Pro Football Focus has taken a crack at predicting some potential cuts for the Falcons and the other 31 teams in their 2020 Free Agency Preview. Among their potential cuts for Atlanta are the usual suspects: DL Allen Bailey (who saves $4.5M), OT Ty Sambrailo ($3.75M), TE Luke Stocker ($2.6M) and QB Matt Schaub ($2M). But they’ve also thrown one other particularly intriguing—and polarizing—name into the mix: S Keanu Neal.

Neal will be playing the 2020 season on his fifth-year option, which is worth approximately $6.46M. It’s the exact same situation as Vic Beasley last year: after the first day of the league year—March 13—the fifth-year option becomes fully guaranteed.
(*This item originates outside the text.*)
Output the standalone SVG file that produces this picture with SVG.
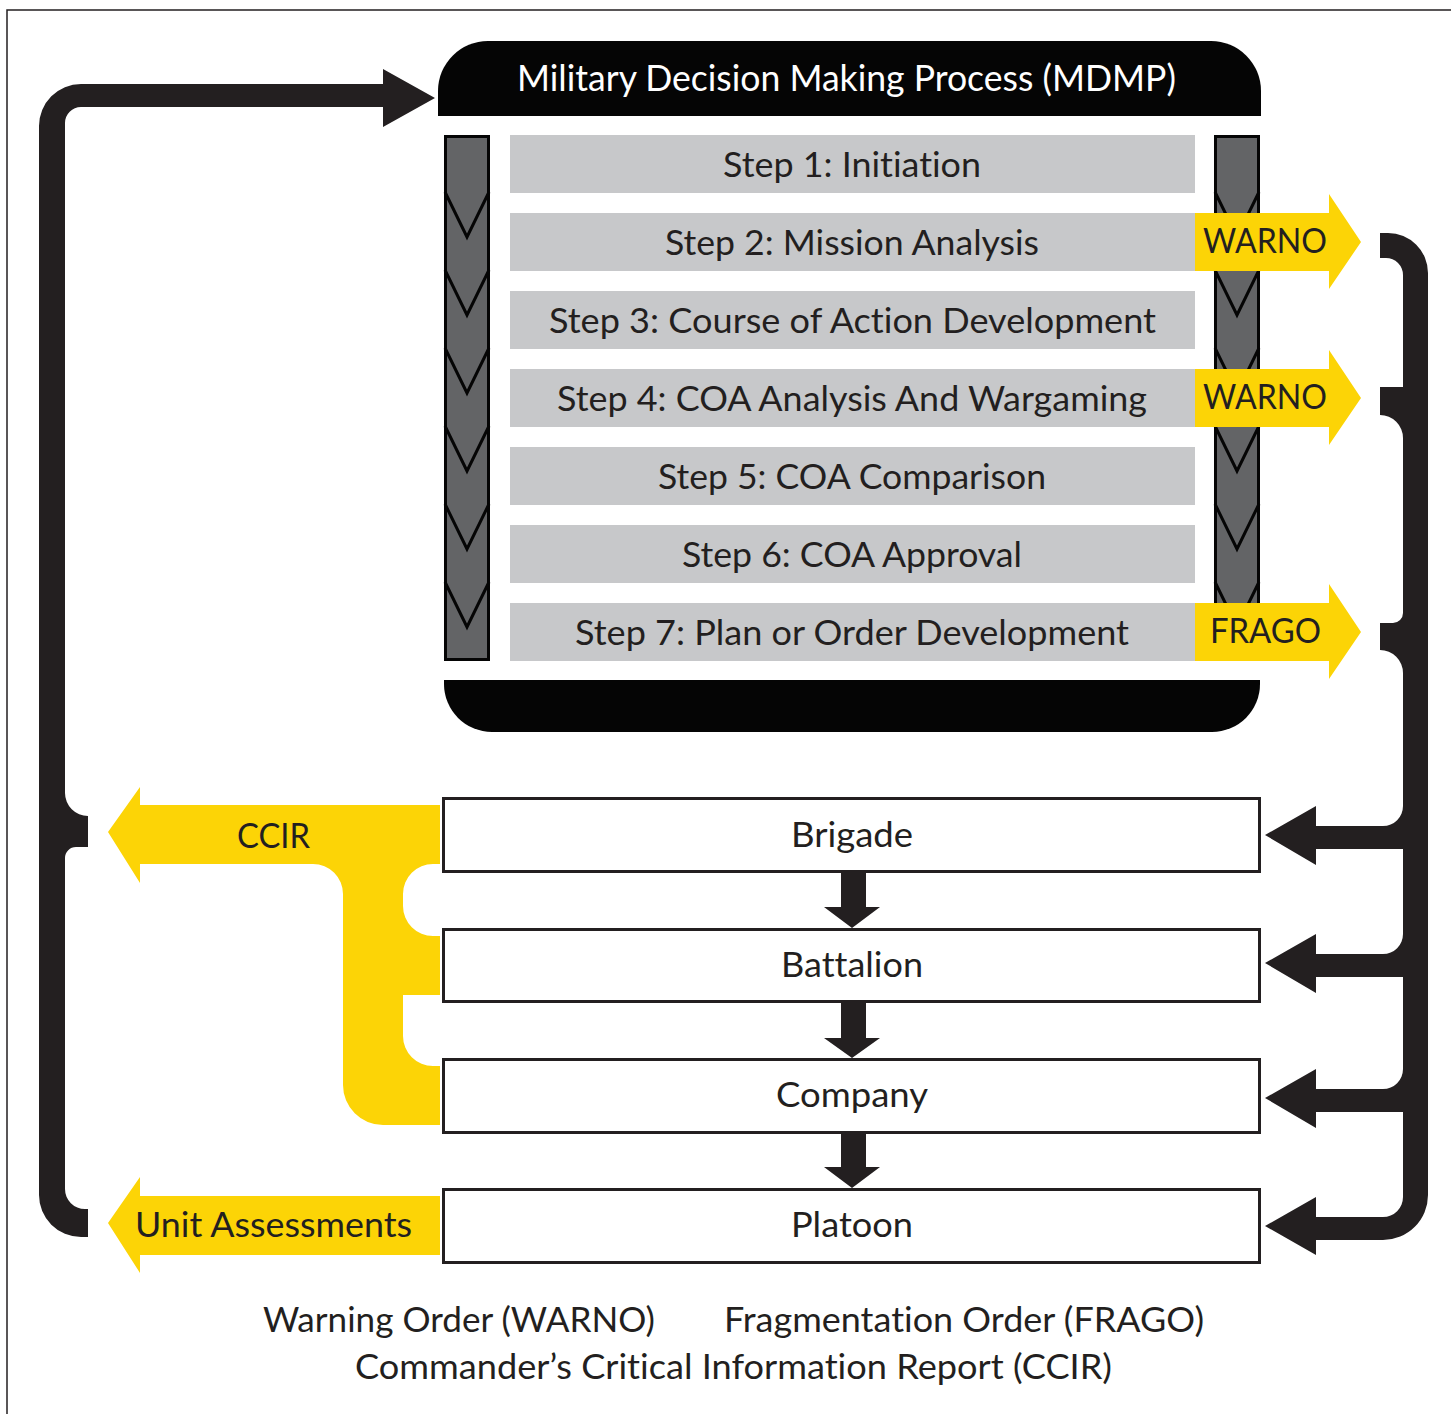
<svg xmlns="http://www.w3.org/2000/svg" width="1451" height="1414" viewBox="0 0 1451 1414">
<style>
.t{font-family:Lato,"Open Sans","Liberation Sans",sans-serif;font-size:34px;fill:#231f20;text-anchor:middle;font-variant-ligatures:none;font-feature-settings:"liga" 0,"clig" 0}
.hdr{font-size:36px;fill:#ffffff}
.bar{fill:#c7c8ca}
.col{fill:#636466;stroke:#050505;stroke-width:3}
.chev{fill:none;stroke:#050505;stroke-width:3;stroke-linejoin:miter}
.box{fill:#ffffff;stroke:#231f20;stroke-width:3}
.ink{fill:#231f20}
.yel{fill:#fcd406}
.blk{fill:#050505}
</style>
<rect x="0" y="0" width="1451" height="1414" fill="#ffffff"/>
<rect x="7" y="10" width="1470" height="1430" fill="none" stroke="#231f20" stroke-width="1.5"/>

<g id="mdmp-header">
<path class="blk" d="M438,116 L438,91 A50,50 0 0 1 488,41 L1211,41 A50,50 0 0 1 1261,91 L1261,116 Z"/>
<text class="t hdr" x="846.5" y="91" textLength="659" lengthAdjust="spacingAndGlyphs">Military Decision Making Process (MDMP)</text>
</g>

<g id="mdmp-footer">
<path class="blk" d="M444,680 L1260,680 L1260,684 A48,48 0 0 1 1212,732 L492,732 A48,48 0 0 1 444,684 Z"/>
</g>

<g id="flow-left">
<rect class="col" x="445.5" y="136.5" width="43" height="523"/>
<path class="chev" d="M445,192 L467,237 L489,192 M445,270 L467,315 L489,270 M445,348 L467,393 L489,348 M445,426 L467,471 L489,426 M445,504 L467,549 L489,504 M445,582 L467,627 L489,582"/>
</g>

<g id="flow-right">
<rect class="col" x="1215.5" y="136.5" width="43" height="523"/>
<path class="chev" d="M1215,192 L1237,237 L1259,192 M1215,270 L1237,315 L1259,270 M1215,348 L1237,393 L1259,348 M1215,426 L1237,471 L1259,426 M1215,504 L1237,549 L1259,504 M1215,582 L1237,627 L1259,582"/>
</g>

<g id="step1"><rect class="bar" x="510" y="135" width="685" height="58"/><text class="t" x="852" y="177" textLength="258" lengthAdjust="spacingAndGlyphs">Step 1: Initiation</text></g>
<g id="step2"><rect class="bar" x="510" y="213" width="685" height="58"/><text class="t" x="852" y="255" textLength="374" lengthAdjust="spacingAndGlyphs">Step 2: Mission Analysis</text></g>
<g id="step3"><rect class="bar" x="510" y="291" width="685" height="58"/><text class="t" x="852.5" y="333" textLength="607" lengthAdjust="spacingAndGlyphs">Step 3: Course of Action Development</text></g>
<g id="step4"><rect class="bar" x="510" y="369" width="685" height="58"/><text class="t" x="852" y="411" textLength="590" lengthAdjust="spacingAndGlyphs">Step 4: COA Analysis And Wargaming</text></g>
<g id="step5"><rect class="bar" x="510" y="447" width="685" height="58"/><text class="t" x="852" y="489" textLength="388" lengthAdjust="spacingAndGlyphs">Step 5: COA Comparison</text></g>
<g id="step6"><rect class="bar" x="510" y="525" width="685" height="58"/><text class="t" x="852" y="567" textLength="340" lengthAdjust="spacingAndGlyphs">Step 6: COA Approval</text></g>
<g id="step7"><rect class="bar" x="510" y="603" width="685" height="58"/><text class="t" x="852" y="645" textLength="554" lengthAdjust="spacingAndGlyphs">Step 7: Plan or Order Development</text></g>

<g id="warno1">
<polygon class="yel" points="1195,213 1329,213 1329,194 1361,242 1329,289 1329,271 1195,271"/>
<text class="t" x="1265" y="253" textLength="124" lengthAdjust="spacingAndGlyphs">WARNO</text>
</g>
<g id="warno2">
<polygon class="yel" points="1195,369 1329,369 1329,350 1361,398 1329,445 1329,427 1195,427"/>
<text class="t" x="1265" y="409" textLength="124" lengthAdjust="spacingAndGlyphs">WARNO</text>
</g>
<g id="frago">
<polygon class="yel" points="1195,603 1329,603 1329,584 1361,632 1329,679 1329,661 1195,661"/>
<text class="t" x="1265.5" y="643" textLength="111" lengthAdjust="spacingAndGlyphs">FRAGO</text>
</g>

<g id="brigade"><rect class="box" x="443.5" y="798.5" width="816" height="73"/><text class="t" x="852" y="847" textLength="122" lengthAdjust="spacingAndGlyphs">Brigade</text></g>
<g id="battalion"><rect class="box" x="443.5" y="929.5" width="816" height="72"/><text class="t" x="852" y="977" textLength="142" lengthAdjust="spacingAndGlyphs">Battalion</text></g>
<g id="company"><rect class="box" x="443.5" y="1059.5" width="816" height="73"/><text class="t" x="852" y="1107" textLength="152" lengthAdjust="spacingAndGlyphs">Company</text></g>
<g id="platoon"><rect class="box" x="443.5" y="1189.5" width="816" height="73"/><text class="t" x="852" y="1237" textLength="122" lengthAdjust="spacingAndGlyphs">Platoon</text></g>

<g id="ccir">
<path class="yel" d="M108,832 L140,787 L140,805 L440,805 L440,864 L433,864 A30,30 0 0 0 403,894 L403,906 A30,30 0 0 0 433,936 L440,936 L440,995 L403,995 L403,1036 A30,30 0 0 0 433,1066 L440,1066 L440,1125 L383,1125 A40,40 0 0 1 343,1085 L343,894 A30,30 0 0 0 313,864 L140,864 L140,883 Z"/>
<text class="t" x="273.5" y="848" textLength="73" lengthAdjust="spacingAndGlyphs">CCIR</text>
</g>
<g id="unit-assessments">
<polygon class="yel" points="108,1223 140,1177 140,1196 440,1196 440,1255 140,1255 140,1273"/>
<text class="t" x="273.5" y="1237" textLength="277" lengthAdjust="spacingAndGlyphs">Unit Assessments</text>
</g>

<g id="connectors">
<path id="feedback-bracket" class="ink" d="M383,84 L81,84 A42,42 0 0 0 39,126 L39,1195 A42,42 0 0 0 81,1237 L88,1237 L88,1209 L85,1209 A20,20 0 0 1 65,1189 L65,858 A11,11 0 0 1 76,847 L88,847 L88,816 A23,23 0 0 1 65,793 L65,123 A16,16 0 0 1 81,107 L383,107 L383,127 L435,98 L383,69 Z"/>
<path id="orders-bracket" class="ink" d="M1380,233 L1388,233 A40,40 0 0 1 1428,273 L1428,1195 A45,45 0 0 1 1383,1240 L1316,1240 L1316,1255 L1265,1226 L1316,1197 L1316,1217 L1383,1217 A20,20 0 0 0 1403,1197 L1403,1112 L1316,1112 L1316,1128 L1265,1098 L1316,1069 L1316,1089 L1383,1089 A20,20 0 0 0 1403,1069 L1403,977 L1316,977 L1316,993 L1265,963 L1316,934 L1316,954 L1383,954 A20,20 0 0 0 1403,934 L1403,849 L1316,849 L1316,865 L1265,835 L1316,806 L1316,826 L1383,826 A20,20 0 0 0 1403,806 L1403,673 A23,23 0 0 0 1380,650 L1380,623 L1393,623 A10,10 0 0 0 1403,613 L1403,438 A23,23 0 0 0 1380,415 L1380,387 L1403,387 L1403,275 A17,17 0 0 0 1386,258 L1380,258 Z"/>
<polygon class="ink" points="841,872 866,872 866,907 880,907 852,928 824,907 841,907"/>
<polygon class="ink" points="841,1002 866,1002 866,1038 880,1038 852,1058 824,1038 841,1038"/>
<polygon class="ink" points="841,1133 866,1133 866,1167 880,1167 852,1188 824,1167 841,1167"/>
</g>

<g id="legend">
<text class="t" x="459" y="1332" textLength="392" lengthAdjust="spacingAndGlyphs">Warning Order (WARNO)</text>
<text class="t" x="964" y="1332" textLength="480" lengthAdjust="spacingAndGlyphs">Fragmentation Order (FRAGO)</text>
<text class="t" x="733.5" y="1379" textLength="757" lengthAdjust="spacingAndGlyphs">Commander’s Critical Information Report (CCIR)</text>
</g>
</svg>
If you elect to cut the player before that date, however, you save the entire amount against the cap.

Unlike Beasley, the decision to cut Neal should be a lot harder for the team and fans. When healthy, Neal has been a total gamechanger at strong safety. He was known for his physical, hard-hitting style in college, but his coverage—particularly against TEs—has improved measurably since coming into the NFL. He’s been a valuable matchup piece and a tone-setter for a Falcons defense that has been largely toothless in his absence.

However, Neal hasn’t managed to stay healthy since 2017. He lost nearly the entire 2018 season to an ACL injury, but battled back and entered camp in 2019 healthy. While Neal was a little slow to start his 2019 season, he was playing well before suffering another season-ending injury in Week 3. This time it was an Achilles injury, which can be difficult to recover from.

Neal presents a difficult situation for the Falcons from a financial and team-building standpoint. Financially, while $6.46M is nothing to balk at, it’s nowhere near as significant a savings as Beasley’s $12.8M in 2019. Atlanta can save enough to sign their draft class and bring back a high-priority free agent like TE Austin Hooper just by cutting the players mentioned above, which would free up $12.85M. So cutting Neal isn’t a necessity in 2020.

From a team-building perspective, the decision on Neal also provides some challenges. It’s common knowledge that Achilles injuries are difficult to recover from—although Neal will have an advantage there due to the early-season timing of the injury. Based on what we know about Dan Quinn and Thomas Dimitroff, however, I find it unlikely that they’d consider jettisoning such a key member of the Brotherhood and a high draft pick unless they believed the injury would significantly impact his play in 2020. These are the same guys that kept Vic Beasley around for nearly twice as much last season, after all.

At the end of the day, Neal’s fifth-year option is a high-risk, high-reward proposition for the Falcons. If the team plans to be aggressive in free agency and desperately needs the cash, we could see him cut. But I think it’s more likely that the team elects to pursue a draft-centric approach in 2020 with the hope of gaining some decent compensatory picks in 2021.

What are your thoughts on the potential cut of Keanu Neal in 2020? Do you think the Falcons should keep him around, or take the cap savings and move on?